Justice Thomas’s conservatism was developed partly through hard-won experience, partly under the influence of Thomas Sowell’s books, and in no small part through his service in the Reagan administration. Having been raised mostly by his grandparents, he came to understand that the best-intentioned of public policies could not possibly hope to be a substitute for a proper upbringing: “Those who attempt to capture the daily counseling, oversight, common sense, and vision of my grandparents in a governmental program are engaging in sheer folly,” he said in a speech at the Heritage Foundation in 1987. His views on that matter were indistinguishable from those of Senator Daniel Patrick Moynihan, but Thomas soon discovered that he, as a black man, was expected to toe certain lines. When he was nominated for his first judgeship, he was put through the wringer on his political views and found himself “struck by how easy it had become for sanctimonious whites to accuse a black man of not caring about civil rights.”
That double standard has not diminished since his elevation to the Supreme Court. If anything, it has grown worse. Just this February, Justice Thomas was abused by an Alabama Democrat as an “Uncle Tom” and denounced for the fact that he is married to a white woman. I invite you to consider the reaction at MSNBC — or the White House, for that matter — if Rick Perry or Mitt Romney had called Barack Obama an “Uncle Tom,” or abused a prominent black man in politics for having married a white woman. There would not be smelling salts in North America sufficient to overcome the fainting spell that would strike the progressive intelligentsia. But when the target of abuse is Justice Thomas, anything goes. Ryan Winkler, who is not only white but Minnesota white, is an elected Democrat whose career has not been hindered by calling Justice Thomas an Uncle Tom, one of the most offensive terms of racial abuse in American English. Mr. Winkler — a Harvard graduate with a law degree — later apologized and claimed that he had not been aware of the racial connotations of the phrase “Uncle Tom.” One wants to be generous, but the idea that a Harvard graduate does not know what “Uncle Tom” means is preposterous on its face.

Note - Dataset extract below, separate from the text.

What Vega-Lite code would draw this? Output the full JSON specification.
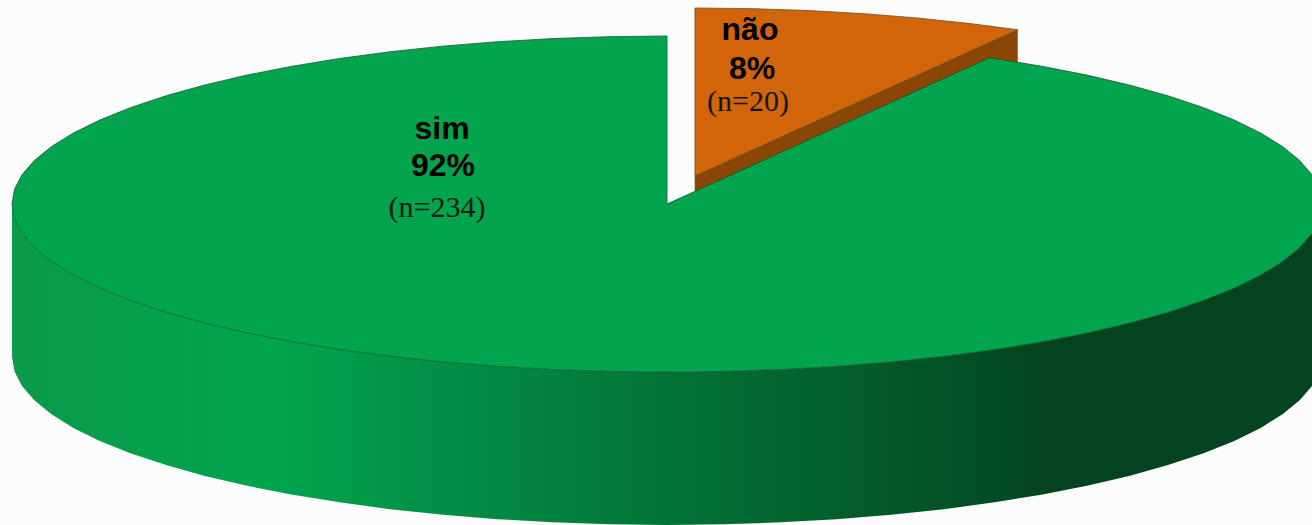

One of the great but partly true clichés of American life is that white southerners accepted blacks as individuals long before they accepted them as a category, while the opposite was the case among white northerners. Racial separatism was an ideology in the South — in the North, it was merely a fact, if a largely unacknowledged one. Justice Thomas’s unwillingness to fulfill white liberals’ expectations of what a black man is supposed to be provides an X-ray of liberal piety. As Ruben Navarrette, author of A Darker Shade of Crimson: Odyssey of a Harvard Chicano, put it: “The friction here isn’t about politics. It’s about something more primal: control. Liberals wanted to give people like Clarence Thomas every right except, it turns out, the right to think for themselves.” Justice Thomas’s relative assessment of his Georgia neighbors and white liberal elites is perfectly plausible, then, if one understands him as a man who takes seriously all that business about judging a man not by the color of his skin but by the content of his character. Justice Thomas is a man with a certain kind of mind, and a certain level of melanin in his skin — and if the latter has been used to denigrate the former by proxy, the indirectness of the process does not render it less despicable.
Justice Thomas’s claim about northern liberal elites is a serious one, and one that should give them cause for introspection. But he is one plaintiff to whom they will never extend the benefit of the doubt.